British author, broadcaster and tech philosopher

Dr Tom Chatfield (born 1980) is a British author, broadcaster, and tech philosopher. Chatfield has written books on digital culture. He is also a public speaker on the subject area. Chatfield was appointed Chair of the Authors' Licensing and Collecting Society (ALCS) in 2023.

==Biography==
Chatfield took his BA, MPhil and doctorate degrees and taught at St John's College, Oxford, before beginning work as a writer and editor.

Chatfield's first book, on the culture of video games, Fun Inc, was published in 2010. Further books explored digital culture. He is an associate editor at Prospect magazine, Fellow at The School of Life and past guest faculty member at the Said Business School, Oxford, as well as a columnist for the BBC. During 2017, he was a Visiting Associated at the Oxford Internet Institute.

Chatfield is a speaker and consultant on technology and new media. For example, he spoke at TED Global 2010 on "7 ways games reward the brain", was lead content designer and writer on Preloaded's game The End, and appears regularly in the British and international media as a commentator. His work is published in over two dozen languages.

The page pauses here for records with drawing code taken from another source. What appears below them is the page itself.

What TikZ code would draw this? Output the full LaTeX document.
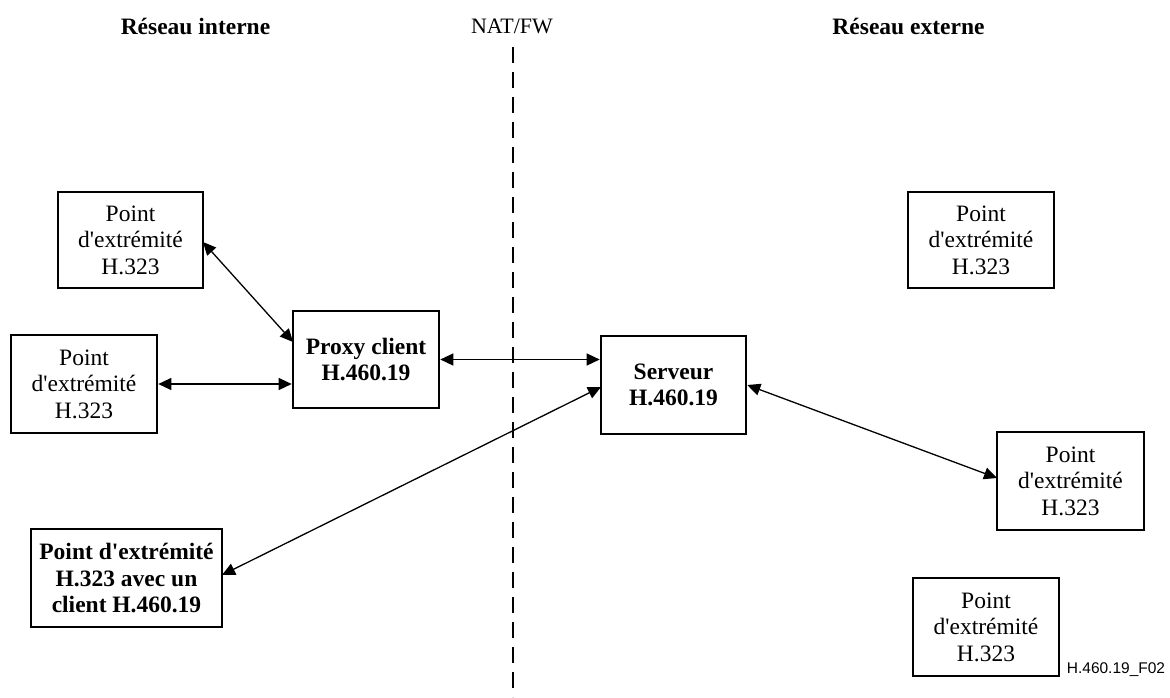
\documentclass[tikz,border=0pt]{standalone}
\usepackage{fontspec}
\setmainfont{Liberation Serif}[Ligatures=TeXOff]
\setsansfont{Liberation Sans}
\usetikzlibrary{arrows.meta}
\begin{document}
\begin{tikzpicture}[x=1pt,y=-1pt,
  box/.style={draw, line width=2.6pt, align=center, inner sep=0pt,
    font=\fontsize{23.5}{26.5}\selectfont},
  bbox/.style={box, font=\fontsize{23.5}{26.5}\selectfont\bfseries},
  conn/.style={line width=1.3pt, {Triangle[length=13pt,width=12pt]}-{Triangle[length=13pt,width=12pt]}},
  title/.style={font=\fontsize{23.5}{26}\selectfont\bfseries, inner sep=0pt}]
\useasboundingbox (0,0) rectangle (1170,697);
\node[title] (ti) at (195.5,26) {Réseau interne};
\node[title] (te) at (908.5,26) {Réseau externe};
\node[font=\fontsize{22}{24}\selectfont, inner sep=0pt] (nat) at (512,26) {NAT/FW};
\coordinate (dtop) at (513,47);
\coordinate (dbot) at (513,697);
\draw[line width=2.8pt, dash pattern=on 16pt off 9pt] (dtop) -- (dbot);

\node[box, minimum width=145pt, minimum height=96pt] (ep1) at (130.5,240) {Point\\d'extrémité\\H.323};
\node[box, minimum width=146pt, minimum height=98pt] (ep2) at (84,384) {Point\\d'extrémité\\H.323};
\node[bbox, minimum width=146pt, minimum height=97pt] (proxy) at (366,359.5) {Proxy client\\H.460.19};
\node[bbox, minimum width=191pt, minimum height=98pt] (bl) at (126.5,578) {Point d'extrémité\\H.323 avec un\\client H.460.19};
\node[bbox, minimum width=145pt, minimum height=98pt] (srv) at (673.5,385) {Serveur\\H.460.19};
\node[box, minimum width=146pt, minimum height=96pt] (er1) at (981,240) {Point\\d'extrémité\\H.323};
\node[box, minimum width=147pt, minimum height=98pt] (er2) at (1070.5,481) {Point\\d'extrémité\\H.323};
\node[box, minimum width=146pt, minimum height=98pt] (er3) at (986,627) {Point\\d'extrémité\\H.323};
\node[font=\sffamily\fontsize{15.5}{17}\selectfont, inner sep=0pt] (fid) at (1116,670) {H.460.19\_F02};

\coordinate (a1) at (203,242);
\coordinate (a2) at (293,342);
\draw[conn] (a1) -- (a2);
\draw[conn] (ep2.east) -- (proxy.west |- ep2.east);
\draw[conn] (proxy.east) -- (srv.west |- proxy.east);
\coordinate (b1) at (222,575);
\coordinate (b2) at (601,387);
\draw[conn] (b1) -- (b2);
\coordinate (c2) at (997,478);
\draw[conn] (srv.east) -- (c2);
\end{tikzpicture}
\end{document}
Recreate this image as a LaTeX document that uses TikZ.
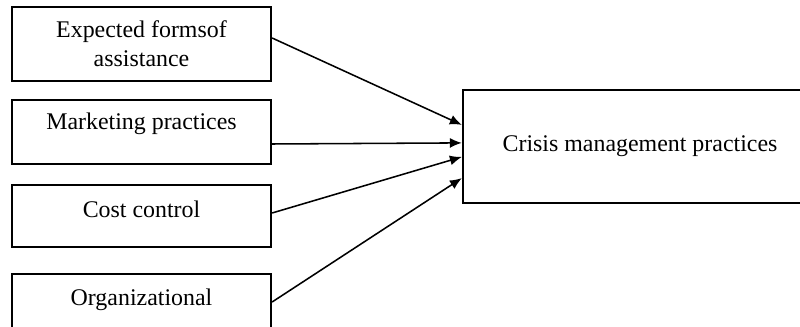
\documentclass[tikz,border=0pt]{standalone}
\usepackage{fontspec}
\setmainfont{Liberation Serif}
\usepackage{tikz}
\usetikzlibrary{arrows.meta}

\begin{document}
\begin{tikzpicture}[
  >={Latex[length=3mm,width=2.5mm]},
  factor/.style={rectangle,draw=black,line width=1.6pt,minimum width=6.475cm,align=center,
    font=\fontsize{17}{20.5}\selectfont,inner sep=0pt},
  outcome/.style={rectangle,draw=black,line width=1.6pt,minimum width=8.85cm,minimum height=2.825cm,
    font=\fontsize{17}{20.5}\selectfont,inner sep=0pt},
  link/.style={->,line width=1.1pt}
]

\useasboundingbox (0,0) rectangle (20,8.175);
\clip (0,0) rectangle (20,8.175);

% left column
\node[factor,minimum height=1.85cm] (assist) at (3.5375,7.075) {Expected formsof\\assistance};
\node[factor,minimum height=1.6cm,text depth=0.55cm] (market) at (3.5375,4.875) {Marketing practices};
\node[factor,minimum height=1.55cm,text depth=0.35cm] (cost) at (3.5375,2.775) {Cost control};
\node[factor,minimum height=1.55cm,text depth=0.4cm] (organ) at (3.5375,0.55) {Organizational};

% right box
\node[outcome] (crisis) at (16.0,4.5125) {Crisis management practices};

\draw[link] ([yshift=0.15cm]assist.east) -- ([yshift=0.54cm]crisis.west);
\draw[link] ([yshift=-0.3cm]market.east) -- ([yshift=0.09cm]crisis.west);
\draw[link] ([yshift=0.075cm]cost.east) -- ([yshift=-0.26cm]crisis.west);
\draw[link] ([yshift=0.075cm]organ.east) -- ([yshift=-0.79cm]crisis.west);

\end{tikzpicture}
\end{document}
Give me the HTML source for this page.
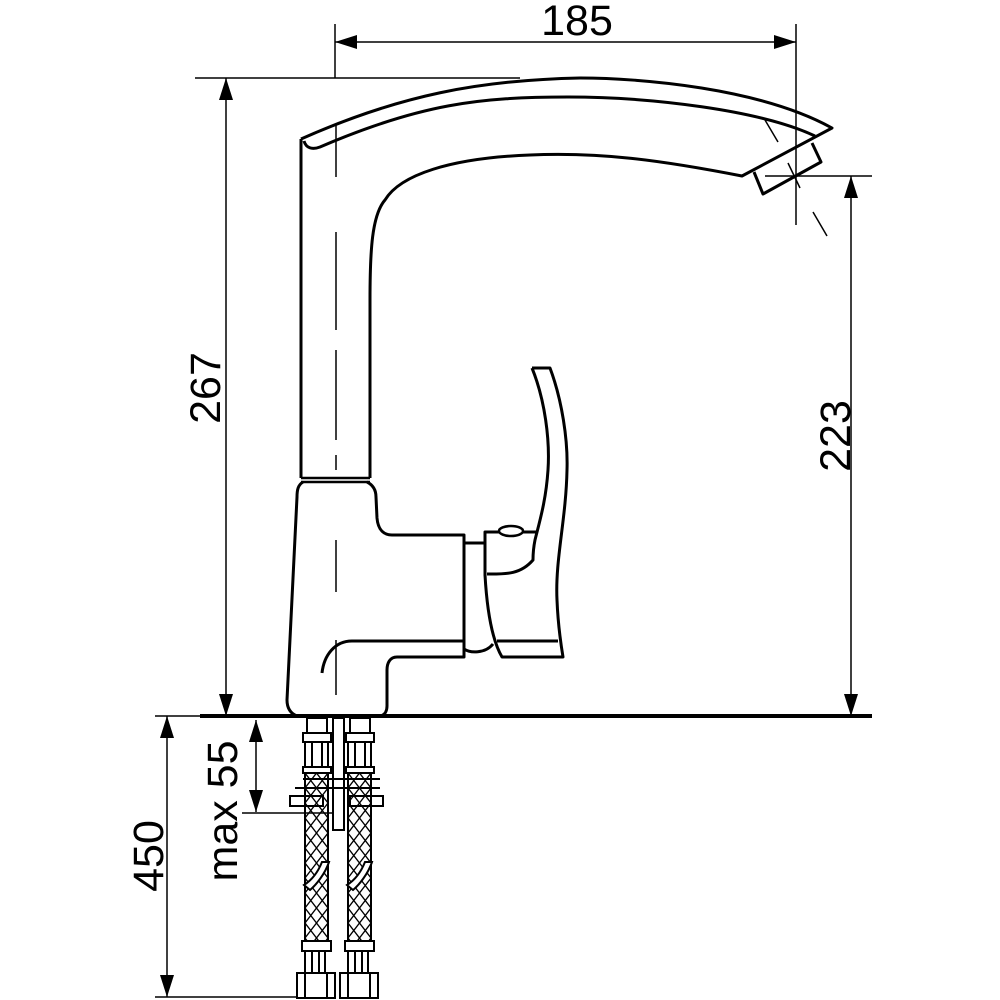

Italian think tank LSDP named him among its 100 top global thinkers for his work.

==Books==
Chatfield has written a number of books:

- Wise Animals (2024): published by Pan Macmillan which explores the history of human's relationship with technology.
- How to Think (2021): published by SAGE Publishing.
- This Is Gomorrah (2019): Chatfield's debut novel (The Gomorrah Gambit in the US), published by Hodder & Stoughton in July 2019, and is the first of a series of techno-thrillers set in the world of the dark net. It was a Sunday Times thriller of the month, shorted as thriller of the year for the CWA Steel Dagger award, and won the 2020 Prix Douglas Kennedy in France as best foreign thriller.
- Critical Thinking (2017): published in November 2017 as a lead global title by SAGE Publishing, and offers a guide to critical thinking skills for the 21st century.
- Live This Book! (2015): published in August 2015 by Penguin, and is a print-only journal offering 100 exercises aimed at self-exploration, creativity, and critical thinking.
- Netymology (2013): published in March 2013 by Quercus, telling the stories behind 100 of the digital age's terms and ideas: e.g., the @ and Apple symbols, grokking, Trojans, and zombies.
- How to Thrive in the Digital Age (2012): published in May 2012 by Pan Macmillan in association with The School of Life, as part of a six-book series of guides to modern living edited by Alain de Botton. Chatfield's book examines the implications of wired life for contemporary lives, society and culture.
- 50 Digital Ideas You Really Need to Know (2011): published in September 2011 by Quercus, and introducing 50 key ideas for understanding the digital age, ranging from the basics of email and markup languages to location-based services, virtual goods and the semantic web.
- Activism or Slacktivism? (2011): published in July 2011 as a short eBook by Vintage Digital, and examines the impact of new media on politics and political activism.
- Fun Inc (2010): published in 2010 by Virgin Books in the UK and by Pegasus Books in the US. An investigation of the business, cultural significance and larger lessons to be learned from the video games industry, it addresses popular concerns such as the debate over violence in games, as well as the questions of games as art, as a basic human activity, and as an index of ongoing transformations in the social sciences, economics, and 21st-century life.